**Written problem**
Say how many lines include the word "that". Reply with nothing but the number.

Collected data:
>> Start

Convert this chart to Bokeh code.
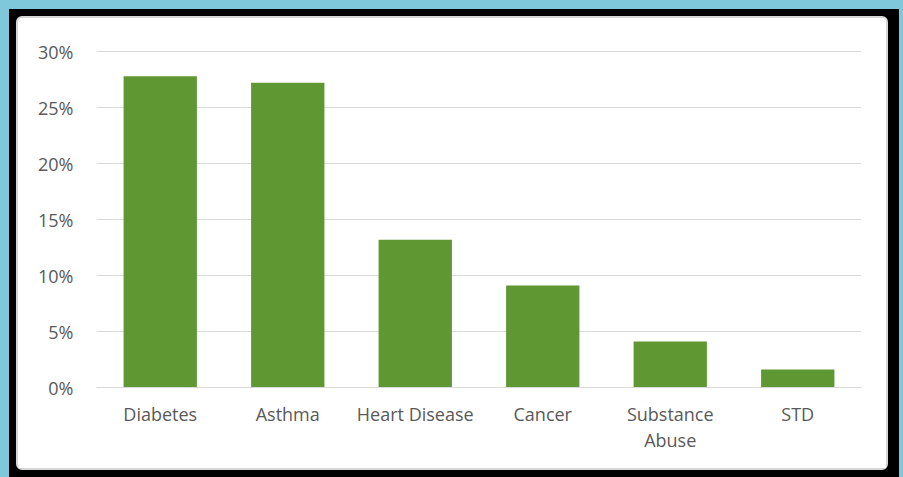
from bokeh.plotting import figure
from bokeh.layouts import column
from bokeh.models import FactorRange, Range1d, FixedTicker, NumeralTickFormatter, ColumnDataSource
from bokeh.embed import file_html
from bokeh.resources import INLINE

conditions = ["Diabetes", "Asthma", "Heart Disease", "Cancer", "Substance\nAbuse", "STD"]
shares = [0.278, 0.272, 0.132, 0.091, 0.041, 0.016]
y_ticks = [0, 0.05, 0.10, 0.15, 0.20, 0.25, 0.30]

FONT = "Open Sans"
TEXT = "#595959"
GRID = "#d9d9d9"
BAR = "#5f9733"

src = ColumnDataSource(dict(cond=conditions, share=shares))

p = figure(
    x_range=FactorRange(*conditions),
    y_range=Range1d(0, 0.3009),
    width=868, height=450,
    min_border_left=78, min_border_right=25,
    min_border_top=32, min_border_bottom=81,
    output_backend="svg", toolbar_location=None,
    background_fill_color="white", border_fill_color="white",
)
p.outline_line_color = None
p.outline_line_alpha = 0

p.vbar(x="cond", top="share", width=0.575, source=src,
       fill_color=BAR, line_color=None)

p.xgrid.grid_line_color = None
p.ygrid.grid_line_color = GRID
p.ygrid.grid_line_width = 1

p.yaxis.ticker = FixedTicker(ticks=y_ticks)
p.yaxis.formatter = NumeralTickFormatter(format="0%")
p.yaxis.axis_line_color = None
p.yaxis.major_tick_line_color = None
p.yaxis.minor_tick_line_color = None
p.yaxis.major_label_standoff = 17

p.xaxis.axis_line_color = GRID
p.xaxis.major_tick_line_color = None
p.xaxis.major_label_standoff = 8

for ax in (p.xaxis, p.yaxis):
    ax.major_label_text_font = FONT
    ax.major_label_text_font_size = "18px"
    ax.major_label_text_color = TEXT
    ax.major_label_text_line_height = 1.1

# white chart card with a soft grey rounded edge
card = column(p, styles={"background-color": "white",
                         "border": "2px solid #d6d6d6",
                         "border-radius": "6px"})
framed = column(card, styles={"background-color": "#000000",
                              "padding": "7px 11px 7px 7px"})
page = column(framed, width=903, height=477,
              styles={"background-color": "#7fc8dc",
                      "padding": "9px 4px 0px 9px",
                      "overflow": "hidden"})

open("out.html", "w").write(file_html(page, INLINE))
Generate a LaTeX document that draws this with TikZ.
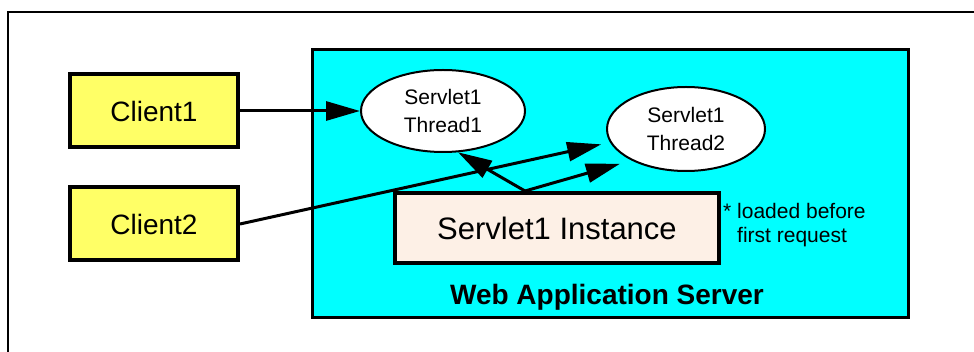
\documentclass[tikz,border=0pt]{standalone}
\usepackage{fontspec}
\setmainfont{Liberation Sans}
\usepackage{tikz}
\usetikzlibrary{positioning,shapes.geometric,arrows.meta}
\definecolor{clientyellow}{RGB}{255,255,102}
\definecolor{servercyan}{RGB}{0,255,255}
\definecolor{instlinen}{RGB}{253,240,230}

\begin{document}
\begin{tikzpicture}[x=1pt, y=1pt, node distance={113pt}, >={Triangle[length=34pt,width=19pt]},
  client/.style = {draw, line width=4pt, fill=clientyellow, minimum width=168pt, minimum height=73pt, font=\fontsize{28}{32}\selectfont},
  thread/.style = {draw, ellipse, line width=2pt, fill=white, inner sep=0pt, align=center, font=\fontsize{21}{27.5}\selectfont},
  server/.style = {draw, line width=3pt, fill=servercyan, minimum width=596pt, minimum height=268pt},
  inst/.style = {draw, line width=4pt, fill=instlinen, minimum width=324pt, minimum height=70pt, font=\fontsize{31}{34}\selectfont},
  conn/.style = {->, line width=3pt}]
\useasboundingbox (0,0) rectangle (974,-352);
% outer frame
\draw[line width=2pt] (8,-352) -- (8,-12) -- (974,-12);
% server
\node[server] (was) at (610,-184) {};
\node[anchor=base, font=\fontsize{28}{30}\selectfont\bfseries] (waslabel) at (607,-305) {Web Application Server};
% clients
\node[client] (c1) at (154,-111) {Client1};
\node[client] (c2) [below of=c1] {Client2};
% threads and instance
\node[thread, minimum width=164pt, minimum height=82pt] (t1) at (443,-111) {Servlet1\\Thread1};
\node[thread, minimum width=158pt, minimum height=84pt] (t2) at (686,-129) {Servlet1\\Thread2};
\node[inst] (inst) at (557,-228) {Servlet1 Instance};
\node[anchor=north west, inner sep=0pt, align=left, font=\fontsize{21}{24}\selectfont] (note) at (723,-203) {* loaded before\\\phantom{* }first request};
\coordinate (fork) at ([xshift=-32pt]inst.north);
% requests
\draw[conn] (c1.east) -- (t1.west);
\draw[conn, shorten >=9pt] (c2.east) -- (t2.190);
\draw[conn] (fork) -- (t1.290);
\draw[conn, shorten >=12pt] (fork) -- (t2.210);
\end{tikzpicture}
\end{document}
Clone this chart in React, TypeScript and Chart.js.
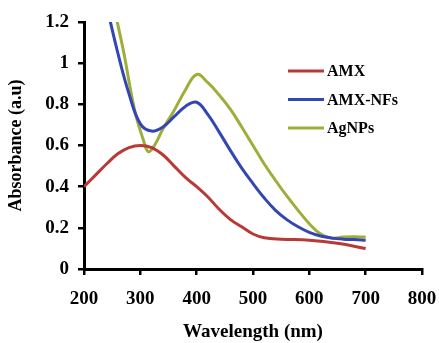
import React, { useEffect, useRef } from 'react';
import { Chart, registerables } from 'chart.js';

Chart.register(...registerables);

const seriesLabels = ['AMX', 'AMX-NFs', 'AgNPs'];
const seriesColors = ['#B83A36', '#3346B2', '#9DAF3A'];

const amxWavelength = [200, 220, 240, 260, 280, 300, 320, 340, 360, 380, 400, 420, 440, 460, 480, 500, 520, 550, 600, 650, 700];
const amxAbsorbance = [0.40, 0.455, 0.51, 0.56, 0.59, 0.60, 0.59, 0.555, 0.50, 0.445, 0.40, 0.35, 0.29, 0.24, 0.205, 0.17, 0.152, 0.145, 0.14, 0.125, 0.10];

const nfsWavelength = [240, 260, 280, 300, 320, 340, 360, 380, 400, 420, 440, 460, 480, 500, 520, 540, 560, 580, 600, 620, 640, 660, 680, 700];
const nfsAbsorbance = [1.28, 1.05, 0.85, 0.705, 0.67, 0.69, 0.74, 0.79, 0.81, 0.75, 0.665, 0.575, 0.49, 0.415, 0.345, 0.285, 0.24, 0.205, 0.178, 0.16, 0.15, 0.145, 0.143, 0.14];

const agWavelength = [255, 270, 290, 305, 314, 325, 340, 360, 380, 400, 420, 440, 460, 480, 500, 520, 540, 560, 580, 600, 620, 640, 660, 680, 700];
const agAbsorbance = [1.25, 1.06, 0.77, 0.63, 0.57, 0.60, 0.68, 0.77, 0.87, 0.945, 0.905, 0.845, 0.775, 0.69, 0.60, 0.51, 0.43, 0.355, 0.285, 0.22, 0.17, 0.15, 0.155, 0.157, 0.155];

const xTickValues = [200, 300, 400, 500, 600, 700, 800];
const xTickLabels = ['200', '300', '400', '500', '600', '700', '800'];
const yTickValues = [0, 0.2, 0.4, 0.6, 0.8, 1, 1.2];
const yTickLabels = ['0', '0.2', '0.4', '0.6', '0.8', '1', '1.2'];

const xTitle = 'Wavelength (nm)';
const yTitle = 'Absorbance (a.u)';

const FONT = '"Liberation Serif", "Times New Roman", serif';

const insideLegend = {
  id: 'insideLegend',
  afterDatasetsDraw(chart: any) {
    const { ctx, chartArea } = chart;
    ctx.save();
    chart.data.datasets.forEach((ds: any, i: number) => {
      const y = chartArea.top + 49 + i * 28.5;
      const x0 = chartArea.left + 204;
      ctx.strokeStyle = ds.borderColor;
      ctx.lineWidth = 3;
      ctx.beginPath();
      ctx.moveTo(x0, y);
      ctx.lineTo(x0 + 36, y);
      ctx.stroke();
      ctx.fillStyle = '#000';
      ctx.font = `bold 16px ${FONT}`;
      ctx.textBaseline = 'middle';
      ctx.textAlign = 'left';
      ctx.fillText(ds.label, x0 + 39, y + 1);
    });
    ctx.restore();
  },
};

function toPoints(xs: number[], ys: number[]) {
  return xs.map((x, i) => ({ x, y: ys[i] }));
}

export default function App() {
  const canvasRef = useRef<HTMLCanvasElement | null>(null);

  useEffect(() => {
    document.body.style.margin = '0';
    const canvas = canvasRef.current;
    if (!canvas) return;
    const seriesData = [
      toPoints(amxWavelength, amxAbsorbance),
      toPoints(nfsWavelength, nfsAbsorbance),
      toPoints(agWavelength, agAbsorbance),
    ];
    const tickFont = { family: FONT, size: 19, weight: 'bold' as const };
    const chart = new Chart(canvas, {
      type: 'line',
      data: {
        datasets: seriesData.map((d, i) => ({
          label: seriesLabels[i],
          data: d,
          borderColor: seriesColors[i],
          backgroundColor: seriesColors[i],
          borderWidth: 3,
          pointRadius: 0,
          fill: false,
          tension: 0.4,
        })),
      },
      options: {
        animation: false,
        responsive: true,
        maintainAspectRatio: false,
        layout: { padding: { top: 22, right: 17, bottom: 0, left: 0 } },
        plugins: { legend: { display: false }, tooltip: { enabled: false } },
        scales: {
          x: {
            type: 'linear',
            min: 200,
            max: 800,
            afterBuildTicks: (s: any) => {
              s.ticks = xTickValues.map((v) => ({ value: v }));
            },
            afterFit: (s: any) => {
              s.height = 74;
              s.paddingRight = 10;
              s.paddingLeft = 0;
            },
            ticks: {
              color: '#000',
              font: tickFont,
              padding: 13,
              maxRotation: 0,
              autoSkip: false,
              callback: (v: any) => {
                const idx = xTickValues.indexOf(Number(v));
                return idx >= 0 ? xTickLabels[idx] : '';
              },
            },
            grid: { drawOnChartArea: false, drawTicks: true, tickLength: 6, color: '#000', lineWidth: 2.5 },
            border: { color: '#000', width: 3 },
            title: { display: true, text: xTitle, color: '#000', font: { family: FONT, size: 19, weight: 'bold' }, padding: 0 },
          },
          y: {
            type: 'linear',
            min: 0,
            max: 1.2,
            afterBuildTicks: (s: any) => {
              s.ticks = yTickValues.map((v) => ({ value: v }));
            },
            afterFit: (s: any) => {
              s.width = 84;
            },
            ticks: {
              color: '#000',
              font: tickFont,
              padding: 9,
              autoSkip: false,
              callback: (v: any) => {
                const idx = yTickValues.findIndex((t) => Math.abs(t - Number(v)) < 1e-6);
                return idx >= 0 ? yTickLabels[idx] : '';
              },
            },
            grid: { drawOnChartArea: false, drawTicks: true, tickLength: 6, color: '#000', lineWidth: 2.5 },
            border: { color: '#000', width: 3 },
            title: { display: true, text: yTitle, color: '#000', font: { family: FONT, size: 18, weight: 'bold' }, padding: { top: 6, bottom: 0 } },
          },
        },
      },
      plugins: [insideLegend],
    });
    return () => chart.destroy();
  }, []);

  return (
    <div style={{ width: 439, height: 343, position: 'relative' }}>
      <canvas ref={canvasRef} />
    </div>
  );
}
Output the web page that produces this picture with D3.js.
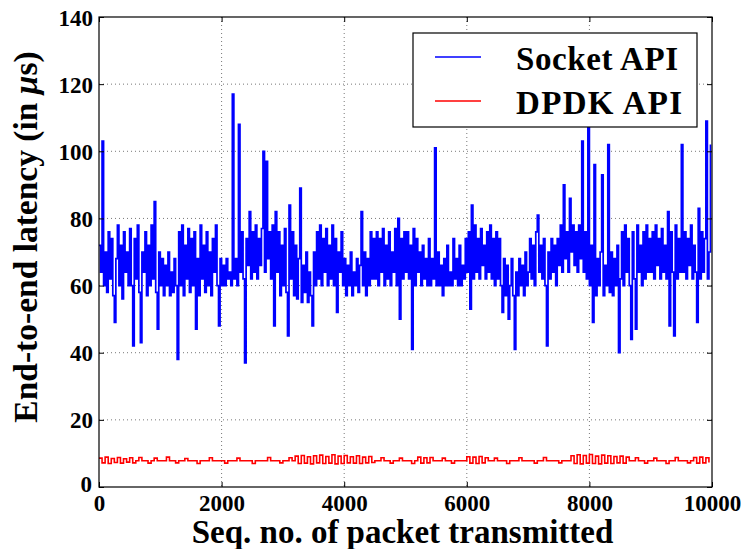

>> End

**Full answer**
2